True story: sometimes I eat a whole batch of kale chips for dinner.
It’s usually after I come home from coaching, and it’s late and I don’t feel like cooking. If we have a head of kale in the fridge, I know I can be on the couch with chips in hand in less than 20 minutes, and after coaching for four hours, that’s a win in my book.
Speaking of couches. We got this AMAZING outdoor sectional for our back porch, which I have deemed my new office. I sit on it with my laptop and work until by butt is sore from sitting or I get hungry and have to go find food. It’s the weirdest thing, though – every morning when I go outside there are little dirty dog paw prints all over the cushions.
It’s not actually weird, that was sarcasm – I know exactly who is on the couch, and it’s not my dog, its my parent’s dog Elliot. He’s super sweet, but apparently does not know he’s not supposed to be on the outdoor couch. (Or any couch, for that matter.) It might be a silly thing to be mad about, seeing as how its an “outdoor” sofa, but it’s nice, and it wasn’t cheap, and I want to keep it looking nice.
The problem is, I haven’t been able to actually catch him ON the couch. Whenever I see him outside, he’s just hanging out in the yard. I just come out to new paw prints every day. But not this morning. I looked out the back door and he was standing right at the couch, sniffing it, looking at it. So I just waited. I could tell he was going up. He even looked around before making his move, then jumped right up on it. I came out the back door at the same moment, shouting “No!” and clapping my hands, and man did I put some fear in that boy. He was off that couch and on the other side of the yard before I could even get both feet out the door. I don’t think I’ve cured him of it 100%, but another couple of run-ins like that and I bet he stays off our porch entirely.
Anyway, I’m supposed to be talking about kale chips, so let’s get back to that. Kale chips are one of the easiest things to make, and are so nutritious. I mean, look, you could never sit down and eat a whole head of raw kale. You’d be chewing for weeks. But once you put some oil on them (or in this case dressing) and bake them, they shrink down and become crispy, melt in your mouth bits of deliciousness.
Normally when I make kale chips, I just rub them with some avocado or coconut oil and sprinkle with salt. I wanted to figure out how to add some additional flavor without a lot of work. And then I remembered Tessamae’s dressings.
Tessamae’s makes a bunch of super clean and healthy dressings, and most are Whole30 compliant (make sure you read your labels!) I managed to pick up a bottle of this Zesty Ranch at my local Harris Teeter on sale for $2. Steal? I think so.
If you can’t find Tessamae’s in your grocery store, you can get it on Amazon as well.
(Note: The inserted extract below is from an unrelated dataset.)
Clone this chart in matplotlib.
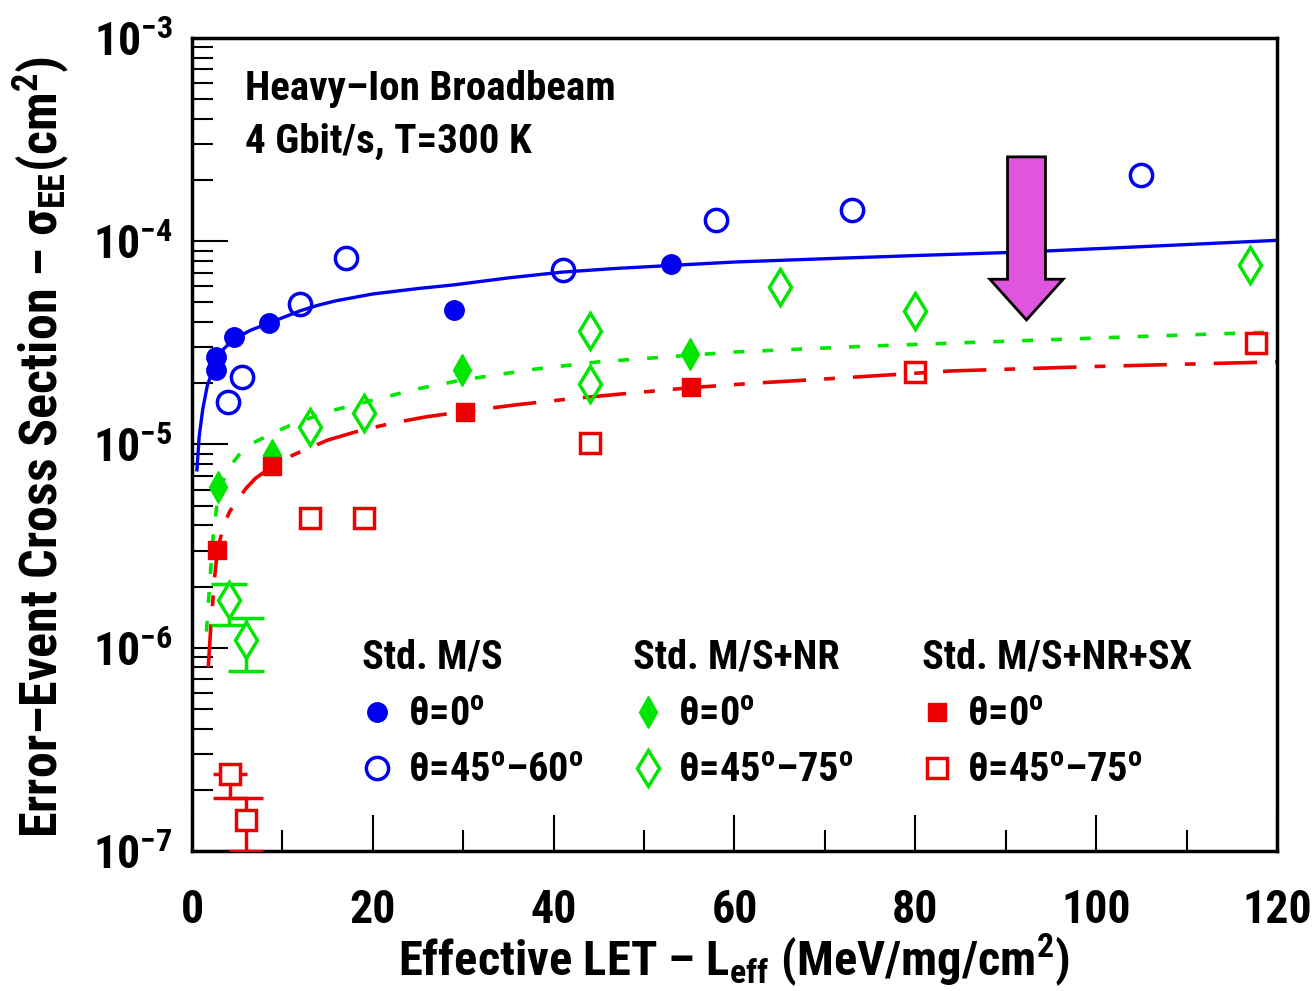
import matplotlib
matplotlib.use("Agg")
import matplotlib.pyplot as plt
from matplotlib import font_manager
from matplotlib.patches import Polygon
from matplotlib.ticker import LogLocator, NullFormatter, MultipleLocator

# --- dados ---
ms_0_x = [2.65, 2.65, 4.65, 8.5, 29, 53]
ms_0_y = [2.7e-5, 2.33e-5, 3.38e-5, 3.96e-5, 4.6e-5, 7.7e-5]
ms_45_x = [4.0, 5.5, 11.9, 17, 41, 58, 73, 105]
ms_45_y = [1.62e-5, 2.15e-5, 4.9e-5, 8.3e-5, 7.2e-5, 1.27e-4, 1.43e-4, 2.12e-4]

nr_0_x = [2.9, 8.85, 29.9, 55.1]
nr_0_y = [6.2e-6, 8.9e-6, 2.33e-5, 2.79e-5]
nr_45_x = [13, 19, 44, 44, 65, 80, 117]
nr_45_y = [1.22e-5, 1.43e-5, 3.6e-5, 1.99e-5, 5.96e-5, 4.54e-5, 7.6e-5]
nr_45_err_x = [4.1, 6.0]
nr_45_err_y = [1.72e-6, 1.09e-6]
nr_45_err_lo = [1.30e-6, 0.77e-6]
nr_45_err_hi = [2.06e-6, 1.40e-6]

sx_0_x = [2.8, 8.85, 30.2, 55.2]
sx_0_y = [3.03e-6, 7.8e-6, 1.44e-5, 1.92e-5]
sx_45_x = [13, 19, 44, 80, 117.7]
sx_45_y = [4.35e-6, 4.35e-6, 1.02e-5, 2.28e-5, 3.16e-5]
sx_45_err_x = [4.2, 6.0]
sx_45_err_y = [2.39e-7, 1.42e-7]
sx_45_err_lo = [1.82e-7, 1.0e-7]
sx_45_err_hi = [2.39e-7, 1.82e-7]

# curvas de ajuste
fit_ms_x = [0.55, 0.8, 1.2, 1.7, 2.2, 2.65, 3.5, 4.65, 6.5, 8.5, 10, 12, 14, 16, 20, 25, 29,
            35, 41, 47, 53, 60, 70, 80, 92, 105, 120]
fit_ms_y = [7.5e-6, 1.1e-5, 1.5e-5, 1.95e-5, 2.25e-5, 2.5e-5, 2.95e-5, 3.3e-5, 3.65e-5,
            3.95e-5, 4.2e-5, 4.55e-5, 4.85e-5, 5.1e-5, 5.5e-5, 5.85e-5, 6.1e-5, 6.6e-5,
            7.05e-5, 7.35e-5, 7.6e-5, 7.9e-5, 8.2e-5, 8.5e-5, 8.85e-5, 9.4e-5, 1.01e-4]
fit_nr_x = [1.6, 2.0, 2.4, 2.9, 3.5, 4.2, 5.3, 7.0, 8.85, 11, 15, 20, 25, 30, 38, 45, 60,
            75, 90, 105, 120]
fit_nr_y = [1.2e-6, 2.2e-6, 3.8e-6, 5.6e-6, 6.7e-6, 7.8e-6, 9.0e-6, 1.03e-5, 1.13e-5,
            1.25e-5, 1.45e-5, 1.65e-5, 1.88e-5, 2.08e-5, 2.35e-5, 2.55e-5, 2.85e-5,
            3.05e-5, 3.22e-5, 3.4e-5, 3.58e-5]
fit_sx_x = [1.8, 2.1, 2.5, 2.8, 3.5, 4.2, 5.0, 6.0, 7.0, 8.85, 10.5, 12, 15, 18, 22, 26, 30,
            36, 42, 48, 55, 62, 70, 84, 100, 120]
fit_sx_y = [8.0e-7, 1.3e-6, 2.2e-6, 3.0e-6, 4.0e-6, 4.7e-6, 5.3e-6, 6.1e-6, 6.8e-6, 7.8e-6,
            8.6e-6, 9.2e-6, 1.05e-5, 1.15e-5, 1.27e-5, 1.37e-5, 1.45e-5, 1.57e-5, 1.68e-5,
            1.78e-5, 1.9e-5, 2.0e-5, 2.1e-5, 2.3e-5, 2.42e-5, 2.55e-5]

# seta magenta (x da ponta, largura do corpo, largura da cabeça, y topo, y base da cabeça, y ponta)
seta = dict(x=92.3, corpo=2.1, cabeca=4.05, topo=2.6e-4, base=6.5e-5, ponta=4.1e-5)

# --- fonte ---
nomes = {f.name for f in font_manager.fontManager.ttflist}
fonte = "DejaVu Sans"
for n in ["Liberation Sans Narrow", "Roboto Condensed", "Liberation Sans"]:
    if n in nomes:
        fonte = n
        break
plt.rcParams["font.family"] = [fonte, "DejaVu Sans"]
plt.rcParams["font.weight"] = "bold"
plt.rcParams["mathtext.fontset"] = "custom"
plt.rcParams["mathtext.rm"] = fonte + ":bold"
plt.rcParams["mathtext.it"] = fonte + ":bold"
plt.rcParams["mathtext.bf"] = fonte + ":bold"

AZUL = "#0000EE"
VERDE = "#00E600"
VERMELHO = "#EE0000"

fig = plt.figure(figsize=(13.14, 9.91), dpi=100)
ax = fig.add_axes([0.1461, 0.1413, 0.8257, 0.8204])

# curvas
ax.plot(fit_ms_x, fit_ms_y, color=AZUL, lw=2.4, zorder=2)
ax.plot(fit_nr_x, fit_nr_y, color=VERDE, lw=2.6, dashes=(3, 5), zorder=2)
ax.plot(fit_sx_x, fit_sx_y, color=VERMELHO, lw=2.6, dashes=(12, 5, 3, 5), zorder=2)

# pontos
ax.plot(ms_0_x, ms_0_y, "o", color=AZUL, ms=14, ls="none", zorder=4)
ax.plot(ms_45_x, ms_45_y, "o", mec=AZUL, mfc="none", mew=2.5, ms=16, ls="none", zorder=4)
ax.plot(nr_0_x, nr_0_y, "d", color=VERDE, ms=16, ls="none", zorder=4)
ax.plot(nr_45_x, nr_45_y, "d", mec=VERDE, mfc="none", mew=2.5, ms=18, ls="none", zorder=4)
ax.plot(sx_0_x, sx_0_y, "s", color=VERMELHO, ms=13, ls="none", zorder=4)
ax.plot(sx_45_x, sx_45_y, "s", mec=VERMELHO, mfc="none", mew=2.5, ms=15, ls="none", zorder=4)

ylo = [y - lo for y, lo in zip(nr_45_err_y, nr_45_err_lo)]
yhi = [hi - y for y, hi in zip(nr_45_err_y, nr_45_err_hi)]
ax.errorbar(nr_45_err_x, nr_45_err_y, yerr=[ylo, yhi], fmt="d", mec=VERDE, mfc="white",
            mew=2.5, ms=18, ecolor=VERDE, elinewidth=2.5, capsize=13, capthick=2.5, zorder=4)
ylo = [y - lo for y, lo in zip(sx_45_err_y, sx_45_err_lo)]
yhi = [hi - y for y, hi in zip(sx_45_err_y, sx_45_err_hi)]
ax.errorbar(sx_45_err_x, sx_45_err_y, yerr=[ylo, yhi], fmt="s", mec=VERMELHO, mfc="white",
            mew=2.5, ms=15, ecolor=VERMELHO, elinewidth=2.5, capsize=12, capthick=2.5,
            zorder=4, clip_on=True)

# seta
s = seta
ax.add_patch(Polygon([
    (s["x"] - s["corpo"], s["topo"]), (s["x"] + s["corpo"], s["topo"]),
    (s["x"] + s["corpo"], s["base"]), (s["x"] + s["cabeca"], s["base"]),
    (s["x"], s["ponta"]), (s["x"] - s["cabeca"], s["base"]),
    (s["x"] - s["corpo"], s["base"])],
    closed=True, facecolor="#E055DD", edgecolor="black", lw=2, zorder=5))

# eixos
ax.set_yscale("log")
ax.set_xlim(0, 120)
ax.set_ylim(1e-7, 1e-3)
ax.xaxis.set_major_locator(MultipleLocator(20))
ax.xaxis.set_minor_locator(MultipleLocator(10))
ax.yaxis.set_major_locator(LogLocator(base=10, numticks=10))
ax.yaxis.set_minor_locator(LogLocator(base=10, subs=range(2, 10), numticks=20))
ax.yaxis.set_minor_formatter(NullFormatter())
ax.set_yticks([1e-7, 1e-6, 1e-5, 1e-4, 1e-3])
ax.set_yticklabels([r"10$^{-7}$", r"10$^{-6}$", r"10$^{-5}$", r"10$^{-4}$", r"10$^{-3}$"])

ax.tick_params(which="both", direction="in", top=False, right=False, width=1.5)
ax.tick_params(which="major", length=26)
ax.tick_params(which="minor", length=15)
ax.tick_params(axis="x", which="major", labelsize=33, pad=27)
ax.tick_params(axis="y", which="major", labelsize=33, pad=14)
for sp in ax.spines.values():
    sp.set_linewidth(2.5)

fig.text(0.5587, 0.003, r"Effective LET – L$_{\rm eff}$ (MeV/mg/cm$^2$)",
         ha="center", va="bottom", fontsize=35, fontweight="bold")
fig.text(0.008, 0.549, r"Error–Event Cross Section – σ$_{\rm EE}$(cm$^2$)",
         ha="left", va="center", rotation=90, fontsize=37.5, fontweight="bold")

# textos
ax.text(0.0488, 0.924, "Heavy–Ion Broadbeam", transform=ax.transAxes, fontsize=29.5,
        fontweight="bold", va="baseline")
ax.text(0.0488, 0.8585, "4 Gbit/s, T=300 K", transform=ax.transAxes, fontsize=29.5,
        fontweight="bold", va="baseline")

# legenda manual
colunas = [
    ("Std. M/S", 0.1567, 0.1705, 0.199,
     dict(marker="o", color=AZUL, ms=14), dict(marker="o", mec=AZUL, mfc="none", mew=2.5, ms=16),
     r"θ=45$^{\rm o}$–60$^{\rm o}$"),
    ("Std. M/S+NR", 0.4065, 0.4203, 0.448,
     dict(marker="d", color=VERDE, ms=16), dict(marker="d", mec=VERDE, mfc="none", mew=2.5, ms=18),
     r"θ=45$^{\rm o}$–75$^{\rm o}$"),
    ("Std. M/S+NR+SX", 0.6728, 0.6866, 0.7143,
     dict(marker="s", color=VERMELHO, ms=13), dict(marker="s", mec=VERMELHO, mfc="none", mew=2.5, ms=15),
     r"θ=45$^{\rm o}$–75$^{\rm o}$"),
]
for titulo, xt, xm, xl, m1, m2, rot2 in colunas:
    ax.text(xt, 0.225, titulo, transform=ax.transAxes, fontsize=29, fontweight="bold",
            va="baseline")
    ax.plot([xm], [0.171], transform=ax.transAxes, ls="none", clip_on=False, **m1)
    ax.plot([xm], [0.102], transform=ax.transAxes, ls="none", clip_on=False, **m2)
    ax.text(xl, 0.1538, r"θ=0$^{\rm o}$", transform=ax.transAxes, fontsize=29,
            fontweight="bold", va="baseline")
    ax.text(xl, 0.0849, rot2, transform=ax.transAxes, fontsize=29, fontweight="bold",
            va="baseline")

fig.savefig("out.png", dpi=100)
They have the top seller’s pack and the classic pack. The one I use most during Whole30 is the Lemon Garlic flavor. I even carried a bottle of it in my purse when traveling and whipped it out at the restaurant. While I was on Amazon the other day, though, I came across these Lemon Garlic individual packets, which are GENIUS. For around $0.60 per salad, you can have a packet of to-go dressing that you can take with you, without having to carry a whole bottle around. Way less conspicuous, and way less questions to answer from your server. I’ll definitely have some of those on hand for my next Whole30!
The head of kale I used for these kale chips was so pretty. A mix of greens and purples, darks and lights, and when it got in the sunlight the colors really came out. Then I simply tossed the torn pieces with enough of the Zesty Ranch Tessamae’s dressing to coat them and baked them on a baking sheet until they were crispy. I don’t even know if you can call this a ‘recipe’, but I am!
Once they’re baked, these kale chips are crispy, buttery, and melt in your mouth. They’re the perfect afternoon snack (or evening, in my case!)
- 1 head kale
- 1/4 cup Tessamae's Zesty Ranch
- dash salt
Preheat the oven to 350°.
Using your hands, tear the kale leaves away from the stems and discard the stems.
Tear the leaves into smaller bite-sized pieces.
In a bowl, toss the kale leaves with just enough dressing to coat. You may need more or less depending on how big your head of kale is!
Spread the kale in a thin layer on a baking sheet, sprinkle with salt, and bake in the preheated oven for 10 minutes.
Toss, then return to the oven for another 5 minutes or until the edges are brown and the leaves are crispy but not burned.